Das unterstreicht, wie übergreifend van Gaal den FC Bayern verändert hat und wie zukunftsorientiert er arbeitet. Die bayerischen Erfolge der letzten Dekade gehören zu großen Teilen ihm. Es ist fast schon sinnbildlich für seine Laufbahn nach dem Ajax-Abschied, dass auch diese ihm eher hintergründig zugeordnet werden.
Louis van Gaal: Letztes Hurra bei der WM 2014, Abschied 2022?
2012 übernahm er dann erneut die Niederlande, scheiterte mit ihnen bei der WM 2014 aber knapp im Halbfinale an Argentinien. Es war das letzte Hurra in einer großen Karriere. Manchester United konnte selbst er zwischen 2014 und 2016 nicht retten.

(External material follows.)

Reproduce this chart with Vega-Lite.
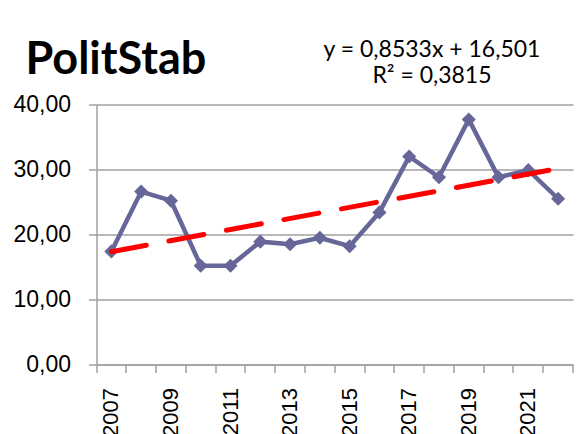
{
  "$schema": "https://vega.github.io/schema/vega-lite/v6.json",
  "autosize": {"type": "none"},
  "padding": {"left": 96.5, "top": 104.5, "right": 9, "bottom": 69.5},
  "width": 476.5,
  "height": 260,
  "background": "white",
  "title": {
    "text": "PolitStab",
    "anchor": "start",
    "frame": "group",
    "font": "Lato",
    "fontWeight": "bold",
    "fontSize": 45,
    "color": "black",
    "baseline": "alphabetic",
    "dx": -71,
    "offset": -80
  },
  "config": {
    "view": {"stroke": null},
    "axis": {
      "labelFont": "Liberation Sans",
      "labelFontSize": 23,
      "labelColor": "black",
      "domainColor": "#A0A0A0",
      "tickColor": "#A0A0A0",
      "gridColor": "#A0A0A0",
      "domainWidth": 1.5,
      "tickWidth": 1.5,
      "gridWidth": 1.5,
      "tickSize": 8,
      "title": null
    }
  },
  "datasets": {
    "series": [
      {"year": 2007, "value": 17.4},
      {"year": 2008, "value": 26.6},
      {"year": 2009, "value": 25.2},
      {"year": 2010, "value": 15.2},
      {"year": 2011, "value": 15.2},
      {"year": 2012, "value": 18.9},
      {"year": 2013, "value": 18.5},
      {"year": 2014, "value": 19.5},
      {"year": 2015, "value": 18.2},
      {"year": 2016, "value": 23.4},
      {"year": 2017, "value": 32.0},
      {"year": 2018, "value": 28.8},
      {"year": 2019, "value": 37.7},
      {"year": 2020, "value": 28.8},
      {"year": 2021, "value": 29.9},
      {"year": 2022, "value": 25.5}
    ],
    "trend": [
      {"year": 2007, "value": 17.35},
      {"year": 2022, "value": 30.15}
    ],
    "equation": [
      {"year": 2018, "value": 47.35, "label": "y = 0,8533x + 16,501"},
      {"year": 2018, "value": 43.25, "label": "R² = 0,3815"}
    ]
  },
  "encoding": {
    "x": {
      "field": "year",
      "type": "ordinal",
      "bandPosition": 0.5,
      "scale": {"type": "band", "paddingInner": 0, "paddingOuter": 0},
      "axis": {
        "labelAngle": -90,
        "labelFontSize": 22,
        "labelPadding": 15,
        "labelOverlap": false,
        "bandPosition": 1,
        "tickExtra": true,
        "labelExpr": "datum.value % 2 == 1 ? datum.label : ''",
        "grid": false
      }
    },
    "y": {
      "field": "value",
      "type": "quantitative",
      "scale": {"domain": [0, 40], "nice": false, "zero": true},
      "axis": {
        "values": [0, 10, 20, 30, 40],
        "labelExpr": "replace(format(datum.value, '.2f'), '.', ',')",
        "labelPadding": 18,
        "grid": true
      }
    }
  },
  "layer": [
    {
      "data": {"name": "series"},
      "mark": {
        "type": "line",
        "color": "#666699",
        "strokeWidth": 4.5,
        "point": {"shape": "diamond", "size": 200, "filled": true, "color": "#666699", "opacity": 1}
      }
    },
    {
      "data": {"name": "trend"},
      "mark": {
        "type": "line",
        "color": "#FF0000",
        "strokeWidth": 5,
        "strokeDash": [35.5, 23],
        "strokeCap": "round"
      }
    },
    {
      "data": {"name": "equation"},
      "mark": {
        "type": "text",
        "font": "Lato",
        "fontSize": 23,
        "color": "black",
        "align": "center",
        "baseline": "alphabetic",
        "dx": -7
      },
      "encoding": {
        "text": {"field": "label"}
      }
    }
  ]
}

Aber gerade van Gaal zeigt, dass der Blick viel zu oft auf die nackten Zahlen gerichtet wird. Sein Einfluss auf den Weltfußball lässt sich nicht ausschließlich an Titeln messen. Wo er auch war, hinterließ er fast immer etwas, worauf anschließend aufgebaut werden konnte.
Weil er in seiner Karriere oft aneckte, galt er als schwieriger Typ. Fakt ist aber auch, dass schlechte Worte von Spielern über ihn die Ausnahme sind. Wie viele Trainer gibt es auf diesem Niveau, die von ihren Spielern darum gebeten wurden, nicht zurückzutreten? Es ist genau diese Ambivalenz, die van Gaals Persönlichkeit auszeichnet. Einerseits seine knallharten und autoritären Charakterzüge, wenn es darum geht, Einfluss zu gewinnen oder Spieler zu schützen. Andererseits diese große Empathie, die ihn so nahbar und sympathisch macht.
Bei dieser letzten WM in Katar waren beide Seiten womöglich so nah beieinander wie selten zuvor. Ging es darum, Kritik an seinem Spielstil abzuwimmeln oder kritischen Journalistinnen und Journalisten die Stirn zu bieten, sah die Welt den harten van Gaal. Bot sich die Gelegenheit, knuddelte er aber einen Journalisten, küsste seine Spieler oder tanzte mit dem Team.
Zwischen General und Feierbiest liegt oft nicht viel. Als er seine Krebserkrankung öffentlich machte, erreichte ihn eine riesige Welle an Nachrichten aus aller Welt. So wie der 71-Jährige den Fußball jahrelang mit seiner Art, seinen Taten und seiner Idee umarmte, wurde er damals vom Fußball zurückumarmt. Über 30 Jahre lang hat er auf verschiedenen Ebenen gewirkt. Jetzt wird er vermutlich die große Bühne verlassen. Louis van Gaal wird fehlen.